In SLEEP SISTER SLEEP VOL. 1, available now on Gumroad from Foreign Press Comics, a young woman named Harper falls down a well as she flees from the police. In the darkness, she encounters terrifying and disturbed characters who might help her or destroy her, depending on the mood they’re in.
The Details
- Written By: Ian van der Walt
- Art By: Ian van der Walt
- Letters By: Ian van der Walt
- Cover Price: $1
- Release Date: Available now
Was It Good?
Provisionally, yes. The art is super rough, and the lettering was hard to read in several panels, but the core of the story as a dark and twisted fable is intriguing.
In many ways, this reads like a modern, goth-punk version of Alice In Wonderland. If that sounds like your cup of tea (or treacle), then read on.
What’s It About?
[SPOILERS AHEAD – Click here if you just want the score without spoilers]
We begin the tale with Harper running through the woods, fleeing the police. This is a black and white comic, but there is an occasional dash of color that informs the story. Van der Walt makes a clever choice by coloring the sound effects to tell you the police are coming without showing you the police are coming.
Harper trips in the darkness and lands on the precipice of a deep, dark hole. Deciding the darkness is better than getting caught, she climbs down.
Immediately, Harper is lost in an underground maze shrouded in pitch black with only her matches to light the way. Feeling her way through one turn or another, Harper hears a voice addressing her from the shadows.
The artist makes an interesting choice with the lettering by using rough scribbles for the antagonist. It works to elevate the creep factor, but it was frequently hard to read as the font got smaller in the more compact panels.
Suddenly, Harper is knocked out. She wakes up inside a padded cell. Her jailer, and the owner of the voice, enters and introduces himself as McDouglas Mugless McDouglas. He’s a terrifying ogre of a man without any flesh on his face, only a grotesque skull with tubes attached.
Mugless speaks in deranged riddles and rhymes, but he makes his intentions plain.
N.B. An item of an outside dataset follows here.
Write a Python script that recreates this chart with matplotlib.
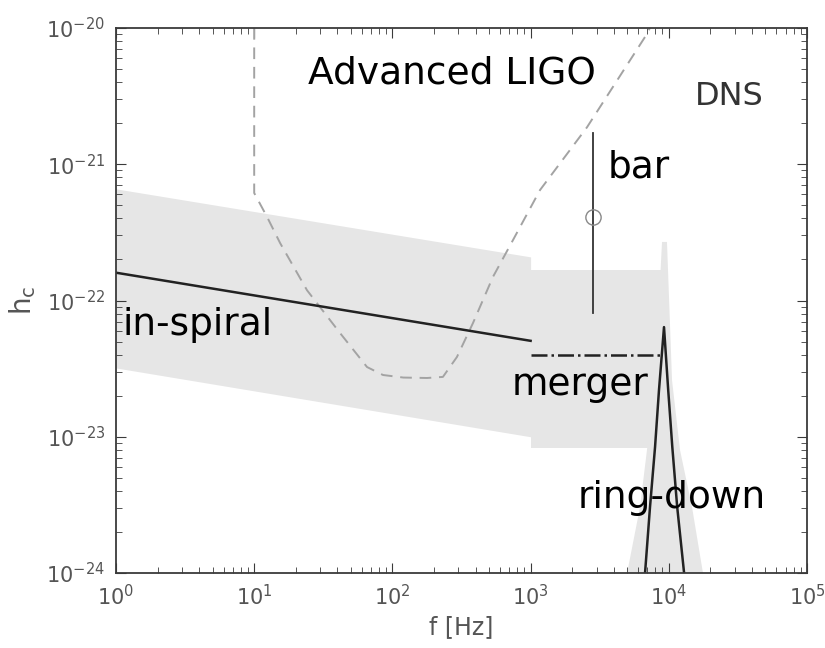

When he finds his lost scissors, he means to take Harper’s face.
What follows is a disorienting game of cat and mouse where Harper placates Mugless to keep him calm while she secretly, desperately searches for a way to escape. Eventually, Harper figures out what Mugless wants most is the tool for her escape.
When Harper finds her way out of Mugless’s lair, she discovers she was not the first guest of Mugless McDouglas but she’s certainly the luckiest.
Back into the maze, Harper finds this place has a name — Nilsville — and she encounters more characters in her blind search to find a way out. Some of those characters may be much more dangerous than Mugless McDouglas.
How Does It End?
Harper is thrown a lifeline. Don would kill for a smoke. The one-armed man finds a blood-covered book.
Final Thoughts
SLEEP SISTER SLEEP VOL. 1, available now on Gumroad from Foreign Press Comics, is the darker, scarier, Cronenberg-iest version of Alice In Wonderland you didn’t know existed. Despite some rough art and much rougher lettering, the diamond of a story is there.